While it’s been only one day since 12 people were killed at the massacre at the Washington Navy Yard, momentum for significant policy change in response to the shooting is already starting to gather — both within and outside the government.
Gun control advocates are hoping the incident will reinvigorate efforts to push stricter gun control laws after a similar initiative fizzled earlier in the year. Democratic Senators Dianne Feinstein and Jay Rockafeller both spoke to this point in the wake of yesterday’s shooting, and around 50 advocates from Newtown, Connecticut will arrive in Washington tomorrow in attempts to convince legislators of the need to pass gun reform legislation.
But while Senate Majority Leader Harry Reid is supportive of new gun control laws, he flatly stated today that “we don’t have the votes” to pass any new legislation.
“We’re going to move this up as quickly as we can but we’ve got to have the votes first,” Reid told reporters. “We don’t have the votes. I hope we get them but we don’t have them now.”

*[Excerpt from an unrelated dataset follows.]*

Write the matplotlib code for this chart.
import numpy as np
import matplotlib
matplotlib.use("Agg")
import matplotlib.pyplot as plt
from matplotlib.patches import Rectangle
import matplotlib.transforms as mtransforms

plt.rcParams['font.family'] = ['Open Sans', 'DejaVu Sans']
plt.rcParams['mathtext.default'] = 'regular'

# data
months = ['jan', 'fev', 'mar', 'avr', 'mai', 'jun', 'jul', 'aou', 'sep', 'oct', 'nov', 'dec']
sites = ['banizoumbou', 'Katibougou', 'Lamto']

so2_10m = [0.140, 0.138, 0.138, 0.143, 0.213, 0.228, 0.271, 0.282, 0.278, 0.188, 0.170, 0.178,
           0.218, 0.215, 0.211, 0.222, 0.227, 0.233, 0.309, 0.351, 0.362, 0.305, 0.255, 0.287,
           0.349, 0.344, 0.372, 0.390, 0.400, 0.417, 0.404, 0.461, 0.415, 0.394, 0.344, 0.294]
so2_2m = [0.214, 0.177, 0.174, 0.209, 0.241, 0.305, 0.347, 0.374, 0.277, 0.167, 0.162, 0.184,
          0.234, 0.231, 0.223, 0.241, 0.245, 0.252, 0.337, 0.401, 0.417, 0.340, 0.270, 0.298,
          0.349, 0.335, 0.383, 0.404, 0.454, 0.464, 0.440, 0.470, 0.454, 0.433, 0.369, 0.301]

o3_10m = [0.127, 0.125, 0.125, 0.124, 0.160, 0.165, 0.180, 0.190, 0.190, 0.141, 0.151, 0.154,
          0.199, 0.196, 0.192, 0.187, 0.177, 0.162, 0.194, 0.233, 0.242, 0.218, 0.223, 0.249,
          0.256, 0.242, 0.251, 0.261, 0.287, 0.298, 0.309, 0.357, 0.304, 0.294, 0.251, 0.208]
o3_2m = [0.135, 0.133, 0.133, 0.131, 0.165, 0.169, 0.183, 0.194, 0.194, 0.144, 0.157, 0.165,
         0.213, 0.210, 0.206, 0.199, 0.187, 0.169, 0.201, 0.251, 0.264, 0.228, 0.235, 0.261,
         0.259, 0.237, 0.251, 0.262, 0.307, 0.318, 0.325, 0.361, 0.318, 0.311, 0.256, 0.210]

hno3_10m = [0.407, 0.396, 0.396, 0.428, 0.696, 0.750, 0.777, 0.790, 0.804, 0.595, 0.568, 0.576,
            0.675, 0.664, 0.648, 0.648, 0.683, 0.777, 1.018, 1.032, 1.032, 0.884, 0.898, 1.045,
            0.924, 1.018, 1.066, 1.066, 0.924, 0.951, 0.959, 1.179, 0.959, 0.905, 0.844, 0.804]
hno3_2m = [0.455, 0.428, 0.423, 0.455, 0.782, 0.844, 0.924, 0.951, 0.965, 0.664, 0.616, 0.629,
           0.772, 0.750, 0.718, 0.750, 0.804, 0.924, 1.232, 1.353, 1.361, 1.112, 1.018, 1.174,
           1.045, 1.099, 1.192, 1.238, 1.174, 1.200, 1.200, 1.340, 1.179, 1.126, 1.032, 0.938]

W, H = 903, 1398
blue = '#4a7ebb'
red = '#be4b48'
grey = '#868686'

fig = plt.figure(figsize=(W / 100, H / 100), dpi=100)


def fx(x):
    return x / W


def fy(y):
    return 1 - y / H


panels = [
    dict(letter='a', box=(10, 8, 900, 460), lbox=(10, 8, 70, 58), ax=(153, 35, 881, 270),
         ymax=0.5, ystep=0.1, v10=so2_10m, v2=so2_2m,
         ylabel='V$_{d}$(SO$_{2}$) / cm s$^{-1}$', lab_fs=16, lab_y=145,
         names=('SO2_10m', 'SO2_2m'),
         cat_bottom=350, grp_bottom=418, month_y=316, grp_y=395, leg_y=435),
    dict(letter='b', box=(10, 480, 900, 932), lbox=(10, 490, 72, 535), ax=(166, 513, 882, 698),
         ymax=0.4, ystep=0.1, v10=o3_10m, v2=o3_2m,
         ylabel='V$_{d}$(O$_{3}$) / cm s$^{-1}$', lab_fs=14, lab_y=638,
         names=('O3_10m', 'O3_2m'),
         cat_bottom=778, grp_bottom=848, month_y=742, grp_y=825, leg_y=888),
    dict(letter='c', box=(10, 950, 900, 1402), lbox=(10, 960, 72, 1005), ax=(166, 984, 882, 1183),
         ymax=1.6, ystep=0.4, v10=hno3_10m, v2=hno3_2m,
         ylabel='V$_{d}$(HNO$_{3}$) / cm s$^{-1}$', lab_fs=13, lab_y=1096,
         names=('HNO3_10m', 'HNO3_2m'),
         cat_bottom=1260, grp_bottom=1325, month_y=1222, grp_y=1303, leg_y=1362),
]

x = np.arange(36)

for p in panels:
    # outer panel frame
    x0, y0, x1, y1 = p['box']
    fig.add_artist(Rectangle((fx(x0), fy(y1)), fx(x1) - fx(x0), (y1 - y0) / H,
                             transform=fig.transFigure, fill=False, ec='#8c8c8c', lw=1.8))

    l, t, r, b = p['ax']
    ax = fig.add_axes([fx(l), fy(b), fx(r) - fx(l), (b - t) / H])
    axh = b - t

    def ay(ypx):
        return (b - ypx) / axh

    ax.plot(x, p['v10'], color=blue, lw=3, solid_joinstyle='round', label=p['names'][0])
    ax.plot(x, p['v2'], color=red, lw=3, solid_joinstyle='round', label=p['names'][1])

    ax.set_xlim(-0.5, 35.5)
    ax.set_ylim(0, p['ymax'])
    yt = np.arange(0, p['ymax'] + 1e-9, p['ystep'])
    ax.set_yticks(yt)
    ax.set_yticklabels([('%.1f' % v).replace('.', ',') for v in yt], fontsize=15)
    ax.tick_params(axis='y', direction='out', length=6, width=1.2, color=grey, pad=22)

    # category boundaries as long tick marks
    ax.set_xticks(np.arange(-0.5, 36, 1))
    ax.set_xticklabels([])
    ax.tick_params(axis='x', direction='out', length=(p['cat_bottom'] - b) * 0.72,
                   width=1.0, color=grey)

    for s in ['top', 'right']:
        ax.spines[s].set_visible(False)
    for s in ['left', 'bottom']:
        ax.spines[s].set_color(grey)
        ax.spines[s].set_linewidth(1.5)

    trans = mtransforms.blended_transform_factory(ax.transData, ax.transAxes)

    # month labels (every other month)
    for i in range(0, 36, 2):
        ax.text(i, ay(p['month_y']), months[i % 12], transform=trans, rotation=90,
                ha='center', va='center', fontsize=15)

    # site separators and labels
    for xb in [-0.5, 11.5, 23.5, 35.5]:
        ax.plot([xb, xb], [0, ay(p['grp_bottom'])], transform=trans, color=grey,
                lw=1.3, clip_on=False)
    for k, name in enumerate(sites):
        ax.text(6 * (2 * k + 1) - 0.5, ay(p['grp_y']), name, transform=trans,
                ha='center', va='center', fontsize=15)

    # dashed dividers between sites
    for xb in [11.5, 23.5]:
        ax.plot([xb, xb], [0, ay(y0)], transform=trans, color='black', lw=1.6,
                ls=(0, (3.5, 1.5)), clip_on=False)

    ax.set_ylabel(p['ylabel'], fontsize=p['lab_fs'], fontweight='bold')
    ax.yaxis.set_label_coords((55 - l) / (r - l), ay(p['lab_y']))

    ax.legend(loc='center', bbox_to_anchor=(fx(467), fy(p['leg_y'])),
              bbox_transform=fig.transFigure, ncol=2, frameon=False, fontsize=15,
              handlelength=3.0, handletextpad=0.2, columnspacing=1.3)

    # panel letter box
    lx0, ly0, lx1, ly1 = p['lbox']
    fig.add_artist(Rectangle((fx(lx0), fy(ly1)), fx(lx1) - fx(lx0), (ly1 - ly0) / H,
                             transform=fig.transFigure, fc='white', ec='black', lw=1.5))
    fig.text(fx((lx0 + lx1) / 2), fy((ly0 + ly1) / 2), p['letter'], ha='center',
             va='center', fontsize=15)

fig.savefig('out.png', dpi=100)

Meanwhile, news that Navy Yard shooter Aaron Alexis cleared the facility’s security using a legitimate temp-job ID (and gun) prompted the federal government to launch a flurry of reassessments of security policy at its facilities around the world.
White House Press Secretary Jay Carney told reporters Tuesday that the Office of Management and Budget “is examining standards for contractors and employees across federal agencies” in response to the shooting. This would be the second time in a matter of months that the Obama administration has ordered a review of security clearances; the first was launched in the wake of Edward Snowden’s leaks earlier this summer.
Perhaps as soon as tomorrow, Defense Secretary Chuck Hagel is set to announce a review of the Defense Department’s physical security procedures at all of its installations worldwide, and the Navy will launch a similar review of security at its domestic installations.
Yesterday, the inspector general at the Pentagon released a report (originally due for publication next month) criticizing the Navy’s security measures and concluding that improper vetting of contractors and visitors “plac[ed] military personnel, dependents, civilians, and installations at an increased security risk.”